February 11, 2014 | By PACIFIC LEGAL FOUNDATION

The National Environmental Policy Act (NEPA) was intended to protect the human environment, not to keep humans out of the environment.  Yet that is exactly how the United States Forest Service is using NEPA – to keep people away from forests.  The Service is closing forest access to those among us who are unable to hike countless miles before reaching their favorite spots.  Ostensibly sheltered under the umbrella of environmental impact statements running into the thousands of pages, the Forest Service is closing vast numbers of forest access roads to motorized travel.  Those roads have been used to access the forest by motor vehicles for decades.  In closing them, the Forest Service has relegated the pleasures of the forest to only the most able-bodied among us.  It’s wrong, and it’s illegal.

That’s why several months ago PLF sued the Forest Service for closing hundreds of formerly legal routes to motorized vehicles in California’s splendid Tahoe National Forest.  PLF filed the action to have the closed routes reopened, so that people of average strength are not denied access to forest spots that they and their families have enjoyed for generations.  Rather than keeping people out of the environment, PLF is using NEPA on behalf of its clients to reopen the forest to people.

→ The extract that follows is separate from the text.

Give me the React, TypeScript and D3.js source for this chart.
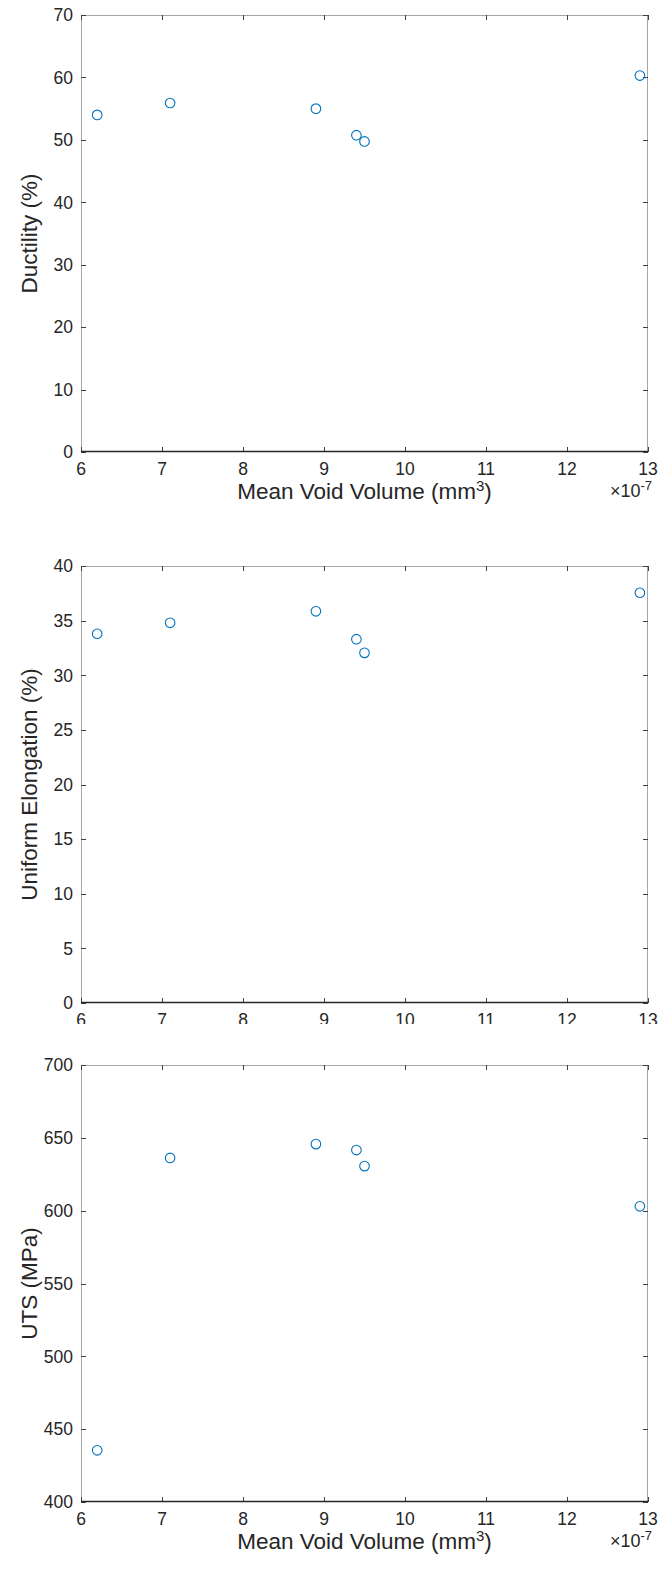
import React from "react";
import * as d3 from "d3";

// Mean void volume (units of 1e-7 mm^3) for each specimen
const voidVolume = [6.2, 7.1, 8.9, 9.4, 9.5, 12.9];
// Ductility (%)
const ductility = [54.0, 55.9, 55.0, 50.75, 49.75, 60.3];
// Uniform elongation (%)
const uniformElongation = [33.8, 34.8, 35.85, 33.3, 32.05, 37.55];
// Ultimate tensile strength (MPa)
const utsValues = [435.5, 636.2, 645.7, 641.6, 630.6, 603];

const xTicks = [6, 7, 8, 9, 10, 11, 12, 13];
const ductilityTicks = [0, 10, 20, 30, 40, 50, 60, 70];
const elongationTicks = [0, 5, 10, 15, 20, 25, 30, 35, 40];
const utsTicks = [400, 450, 500, 550, 600, 650, 700];

const W = 665;
const H = 1581;
const LEFT = 81;
const RIGHT = 648;
const PANEL_H = 437;
const FONT = "'Liberation Sans', Arial, Helvetica, sans-serif";
const TEXT = "#262626";
const MARKER = "#0072BD";
const TICK_FONT = 17.5;
const LABEL_FONT = 22.5;

type Panel = {
  yLabel: string;
  values: number[];
  yTicks: number[];
  top: number;
  xLabel: boolean;
  maskTop?: number;
};

const panels: Panel[] = [
  { yLabel: "Ductility (%)", values: ductility, yTicks: ductilityTicks, top: 15, xLabel: true },
  { yLabel: "Uniform Elongation (%)", values: uniformElongation, yTicks: elongationTicks, top: 566, xLabel: false },
  { yLabel: "UTS (MPa)", values: utsValues, yTicks: utsTicks, top: 1065, xLabel: true, maskTop: 1024 },
];

function PanelView({ p }: { p: Panel }) {
  const bottom = p.top + PANEL_H;
  const x = d3.scaleLinear().domain([6, 13]).range([LEFT, RIGHT]);
  const yDom = d3.extent(p.yTicks) as [number, number];
  const y = d3.scaleLinear().domain(yDom).range([bottom, p.top]);
  const tick = 5;
  const midY = (p.top + bottom) / 2;
  const midX = (LEFT + RIGHT) / 2;
  return (
    <g>
      {p.maskTop !== undefined && (
        <rect x={0} y={p.maskTop} width={W} height={H - p.maskTop} fill="#fff" />
      )}
      <rect x={LEFT} y={p.top} width={RIGHT - LEFT} height={PANEL_H} fill="#fff" />
      {/* box edges */}
      <line x1={LEFT} x2={RIGHT} y1={p.top + 0.5} y2={p.top + 0.5} stroke="#a6a6a6" strokeWidth={1} />
      <line x1={LEFT + 0.5} x2={LEFT + 0.5} y1={p.top} y2={bottom} stroke="#a6a6a6" strokeWidth={1} />
      <line x1={RIGHT - 0.5} x2={RIGHT - 0.5} y1={p.top} y2={bottom} stroke="#a6a6a6" strokeWidth={1} />
      {/* x ticks, bottom and top */}
      {xTicks.map((t) => (
        <g key={"xt" + t}>
          <line x1={Math.round(x(t)) + 0.5} x2={Math.round(x(t)) + 0.5} y1={bottom} y2={bottom - tick} stroke="#404040" />
          <line x1={Math.round(x(t)) + 0.5} x2={Math.round(x(t)) + 0.5} y1={p.top} y2={p.top + tick} stroke="#404040" />
          <text x={x(t)} y={bottom + 23} fontSize={TICK_FONT} fill={TEXT} textAnchor="middle" fontFamily={FONT}>
            {t}
          </text>
        </g>
      ))}
      {/* y ticks, left and right */}
      {p.yTicks.map((t) => (
        <g key={"yt" + t}>
          <line x1={LEFT} x2={LEFT + tick} y1={Math.round(y(t)) + 0.5} y2={Math.round(y(t)) + 0.5} stroke="#404040" />
          <line x1={RIGHT} x2={RIGHT - tick} y1={Math.round(y(t)) + 0.5} y2={Math.round(y(t)) + 0.5} stroke="#404040" />
          <text x={LEFT - 8} y={y(t) + 6.3} fontSize={TICK_FONT} fill={TEXT} textAnchor="end" fontFamily={FONT}>
            {t}
          </text>
        </g>
      ))}
      {/* bottom axis line */}
      <line x1={LEFT} x2={RIGHT} y1={bottom - 0.5} y2={bottom - 0.5} stroke="#262626" strokeWidth={1.3} />
      {/* markers */}
      {voidVolume.map((v, i) => (
        <circle key={"m" + i} cx={x(v)} cy={y(p.values[i])} r={4.8} fill="none" stroke={MARKER} strokeWidth={1.1} />
      ))}
      <text
        transform={`translate(${37},${midY}) rotate(-90)`}
        fontSize={LABEL_FONT}
        fill={TEXT}
        textAnchor="middle"
        fontFamily={FONT}
      >
        {p.yLabel}
      </text>
      {p.xLabel && (
        <g>
          <text x={midX} y={bottom + 47} fontSize={LABEL_FONT} fill={TEXT} textAnchor="middle" fontFamily={FONT}>
            Mean Void Volume (mm
            <tspan dy={-8} fontSize={15}>3</tspan>
            <tspan dy={8}>)</tspan>
          </text>
          <text x={RIGHT + 4} y={bottom + 45} fontSize={18} fill={TEXT} textAnchor="end" fontFamily={FONT}>
            ×10
            <tspan dy={-7} fontSize={13}>-7</tspan>
          </text>
        </g>
      )}
    </g>
  );
}

export default function App() {
  return (
    <svg
      width={W}
      height={H}
      viewBox={`0 0 ${W} ${H}`}
      style={{ position: "absolute", left: 0, top: 0, background: "#fff" }}
    >
      <rect x={0} y={0} width={W} height={H} fill="#fff" />
      {panels.map((p, i) => (
        <PanelView key={i} p={p} />
      ))}
    </svg>
  );
}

Although the federal trial court ruled against PLF, we filed our notice of appeal in the Ninth Circuit last week, and we aim to hold the Forest Service’s feet to the fire, because the Service should not be allowed to deny access to forest lands by using NEPA to create an impenetrable wall between the forest and humans.  Rather, the Service should be using NEPA to encourage people to come in and enjoy all that the forest has to offer.  That’s what Congress meant when it said that NEPA was intended to protect the human environment.